Personal information
- Full name: José Rocha Fernandes
- Date of birth: 1953 or 1954
- Place of birth: Pedra de Lume, Portuguese Cape Verde
- Date of death: 26 July 2015 (aged 61)
- Place of death: Pedra de Lume, Cape Verde
- Position: Goalkeeper

Senior career*
- Years: Team / Apps / (Gls)
- Académico do Aeroporto
- FC Juventude
- Académica do Sal
- Verdun
- Boavista
- Ribeira Bote de São Vicente

International career
- 1978–????: Cape Verde

= Djô de Pedra de Lume =

Cape Verdean association football player (died 2015)

José Rocha Fernandes (1953/1954 – 26 July 2015), also known as Djô de Pedra de Lume, was a Cape Verdean footballer, who played as a goalkeeper for the Cape Verde national team.
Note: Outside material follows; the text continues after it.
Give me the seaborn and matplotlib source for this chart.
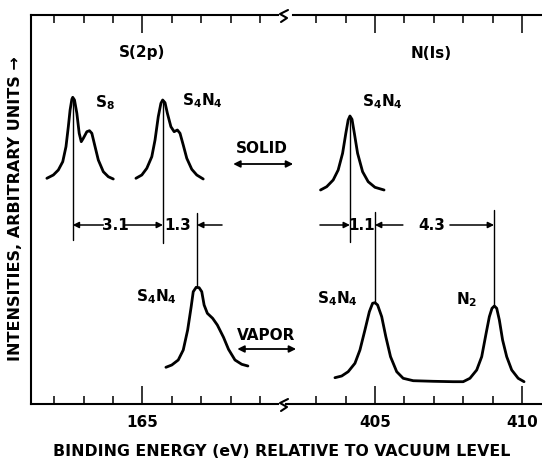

He is considered one of the best Cape Verdean goalkeepers of all time.

In 2022, he was selected as part of the IFFHS's all-time Cape Verde men's dream team.

==Career==
Djô played in the first match ever for the Cape Verde national team, a 1–0 defeat to Guinea on 19 April 1978. Additionall, he played matches for the Sal regional football team.

During his career, Djô also played futsal as a striker.

==Personal life and death==
The name Djô de Pedra de Lume refers to his hometown of Pedra de Lume. Prior to his death, Djô had one of his legs amputated. The training center of the Cape Verdean Football Federation in Espargos is named after him.

===Death===
Djô died on 26 July 2015, at the age of 61, after suffering an acute myocardial infarction.